Structural Differences and Performance
The mechanical working during the forging process refines the internal grain structure of the steel, making it stronger than the starting material. As the metal is compressed and shaped, its microscopic crystalline grains are elongated and aligned in the direction of the applied force. This alignment creates a continuous internal structure known as “grain flow,” which follows the contour of the finished part. This continuous grain flow maximizes the steel’s resistance to stress along the component’s longest axis.
This internal rearrangement is why forged steel exhibits superior mechanical properties, particularly in high-stress environments. Forging enhances the steel’s tensile strength, which is its resistance to being pulled apart. The continuous grain structure also makes the material more resistant to fatigue, allowing it to withstand repeated stress cycles. The process imparts superior toughness and ductility, meaning the forged part can absorb more energy and deform before fracturing when subjected to sudden impact.
Distinguishing Forged Steel from Cast Steel
Forging and casting are the two main methods for shaping metal, but they utilize fundamentally different states of matter, leading to distinct material characteristics. Casting involves heating the steel until it becomes fully molten, a liquid state, and then pouring it into a pre-formed mold to solidify. This approach allows for the creation of intricate shapes and internal cavities. However, the cooling process in a mold often results in an internal grain structure that is more random and less refined.
The solidification of liquid metal during casting can trap gases or result in shrinkage, frequently leading to internal defects like porosity or voids within the finished part. These voids act as weak points, which compromise the material’s structural integrity and resistance to fatigue. Forging, conversely, is performed on solid or semi-solid metal. The immense compressive force eliminates internal gas pockets and closes up microscopic voids, consolidating the material. By aligning the grain structure, forging produces a part that is notably denser and more structurally sound than a comparable cast component.
Common Applications of Forged Steel
The superior strength, reliability, and resistance to cyclic stress inherent in forged steel make it the material of choice for components in highly demanding industries. In the automotive sector, parts that endure significant force and fatigue are routinely forged, including crankshafts, connecting rods, and wheel spindles. These components transfer power and must maintain structural integrity under constant, high-speed operation.

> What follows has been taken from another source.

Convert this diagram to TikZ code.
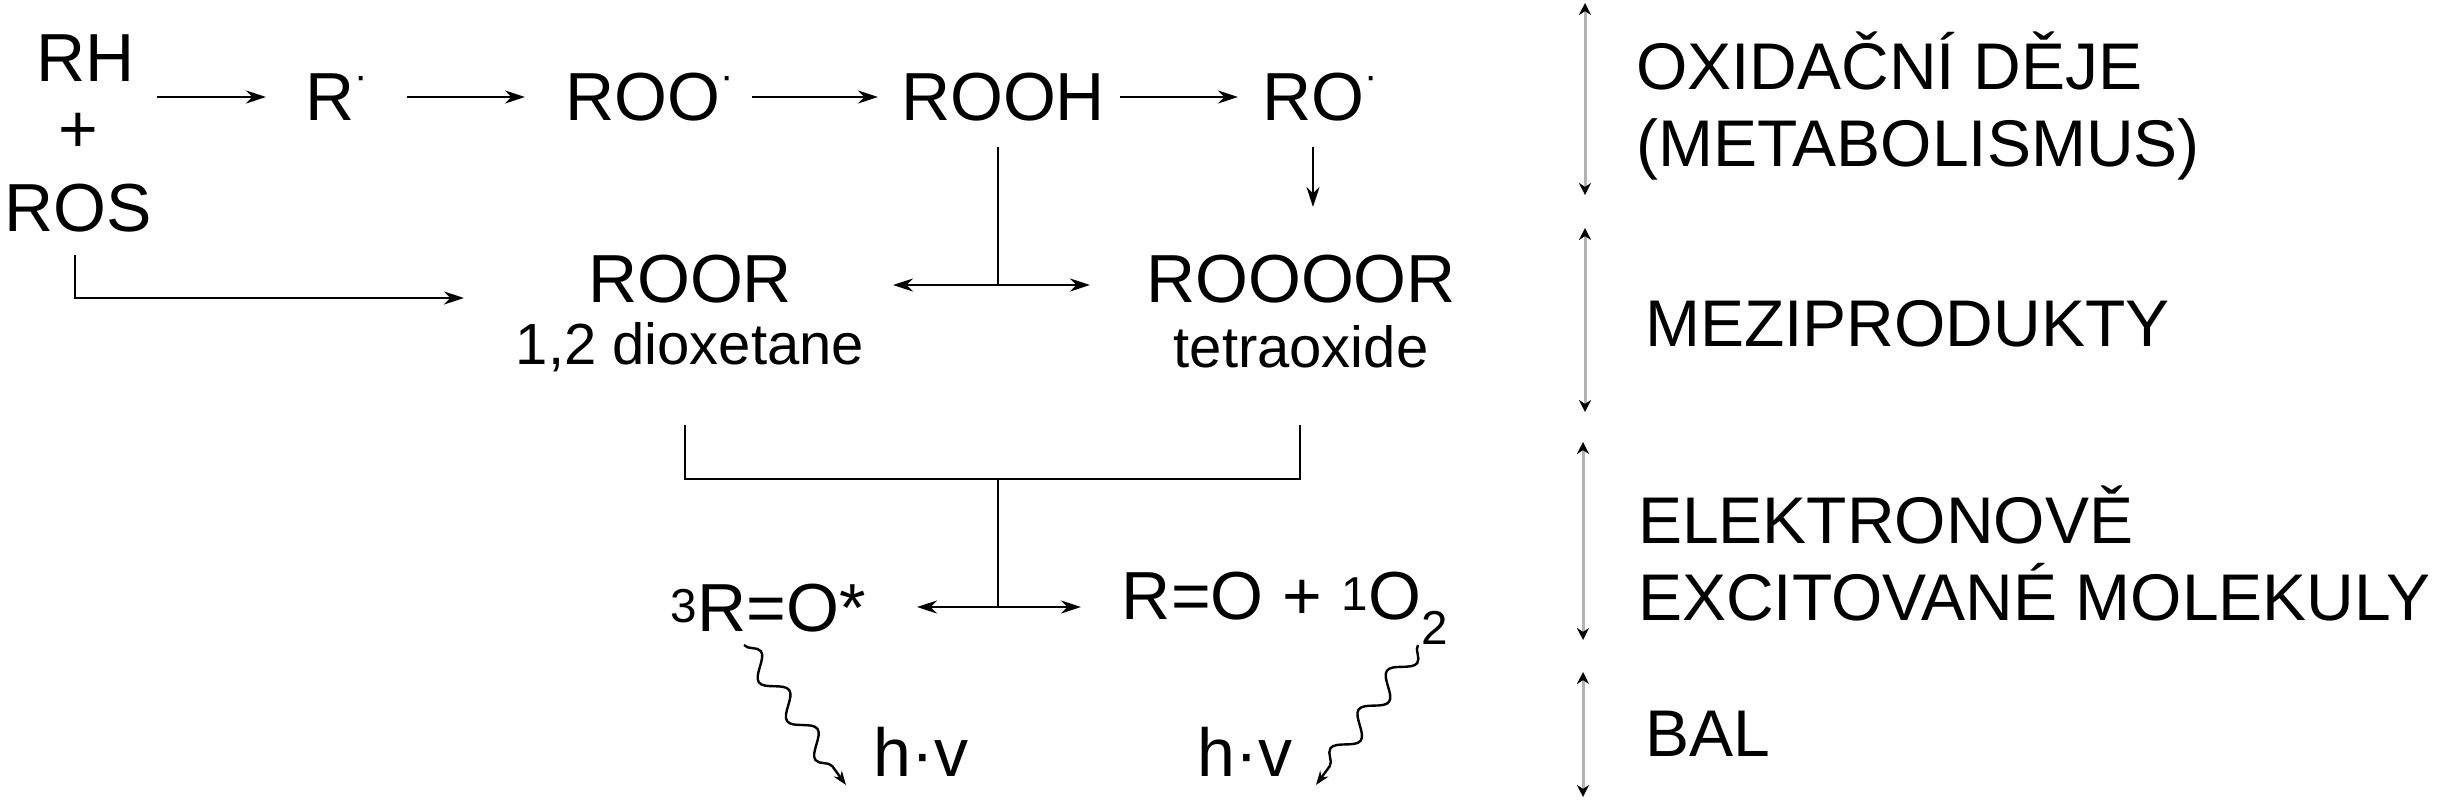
\documentclass[tikz,border=0pt]{standalone}
\usepackage{fontspec}
\setmainfont{Liberation Sans}
\usetikzlibrary{arrows.meta,decorations.pathmorphing}
\begin{document}
\begin{tikzpicture}[x=1pt,y=-1pt,
 big/.style={font=\fontsize{68}{74}\selectfont,inner sep=0pt},
 small/.style={font=\fontsize{58}{64}\selectfont,inner sep=0pt},
 lab/.style={font=\fontsize{66}{77}\selectfont,inner sep=0pt,anchor=west,align=left},
 ar/.style={line width=2.6pt,-{Stealth[length=20pt,width=13pt]}},
 dar/.style={line width=2.6pt,{Stealth[length=20pt,width=13pt]}-{Stealth[length=20pt,width=13pt]}},
 ln/.style={line width=2.4pt},
 gar/.style={line width=3pt,draw=black!30,{Stealth[length=12pt,width=12pt,fill=black,color=black]}-{Stealth[length=12pt,width=12pt,fill=black,color=black]}},
 wav/.style={line width=2.4pt,decorate,decoration={snake,segment length=48pt,amplitude=10pt,post length=16pt},-{Stealth[length=14pt,width=10pt]}}]
\useasboundingbox (0,0) rectangle (2458,800);
\newcommand{\rad}{\raisebox{0.45em}{\fontsize{40}{40}\selectfont ·}}
\node[big] (rh) at (86,58) {RH};
\node[big] (pl) at (78,133) {+};
\node[big] (ros) at (78,208) {ROS};
\node[big] (r) at (337,97) {R\rad};
\node[big] (roo) at (650,97) {ROO\rad};
\node[big] (rooh) at (1003,97) {ROOH};
\node[big] (ro) at (1320,97) {RO\rad};
\draw[ar] (157,97) -- (266,97);
\draw[ar] (407,97) -- (525,97);
\draw[ar] (752,97) -- (878,97);
\draw[ar] (1120,97) -- (1238,97);
\node[big] (roor) at (690,279) {ROOR};
\node[small] (diox) at (690,347) {1,2 dioxetane};
\node[big] (rooor) at (1301,279) {ROOOOR};
\node[small] (tetra) at (1301,347) {tetraoxide};
\draw[ar] (1313,147) -- (1313,207);
\draw[ln,-{Stealth[length=20pt,width=13pt]}] (75,255) |- (464,298);
\coordinate (mid1) at (998,285);
\draw[ln] (998,147) -- (mid1);
\draw[dar] (893,285) -- (1090,285);
\coordinate (bl) at (685,479);
\coordinate (br) at (1300,479);
\draw[ln] (685,425) -- (bl) -- (br) -- (1300,425);
\coordinate (mid2) at (998,607);
\draw[ln] (998,479) -- (mid2);
\draw[dar] (917,607) -- (1081,607);
\node[big] (rox) at (768,608) {\textsuperscript{3}R=O*};
\node[big] (ro2) at (1285,608) {R=O + \textsuperscript{1}O\textsubscript{2}};
\node[big] (hv1) at (921,752) {h·v};
\node[big] (hv2) at (1245,752) {h·v};
\draw[wav] (744,645) -- (846,785);
\draw[wav] (1418,645) -- (1316,785);
\draw[gar] (1585,3) -- (1585,195);
\draw[gar] (1585,228) -- (1585,412);
\draw[gar] (1583,442) -- (1583,640);
\draw[gar] (1583,672) -- (1583,797);
\node[lab] (l1) at (1636,106) {OXIDAČNÍ DĚJE\\(METABOLISMUS)};
\node[lab] (l2) at (1645,324) {MEZIPRODUKTY};
\node[lab] (l3) at (1638,553) {ELEKTRONOVĚ\\EXCITOVANÉ MOLEKULY};
\node[lab] (l4) at (1645,734) {BAL};
\end{tikzpicture}
\end{document}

The aerospace industry also relies heavily on forged steel and other forged alloys for components where failure is unacceptable. Forged parts are used in aircraft landing gear, turbine engine disks, and various structural bulkheads, where a high strength-to-weight ratio is required. Industrial and heavy machinery applications utilize forged steel for long-term durability. Even high-quality industrial hand tools, such as wrenches and hammers, are forged to withstand repeated, high-impact use without cracking or deforming.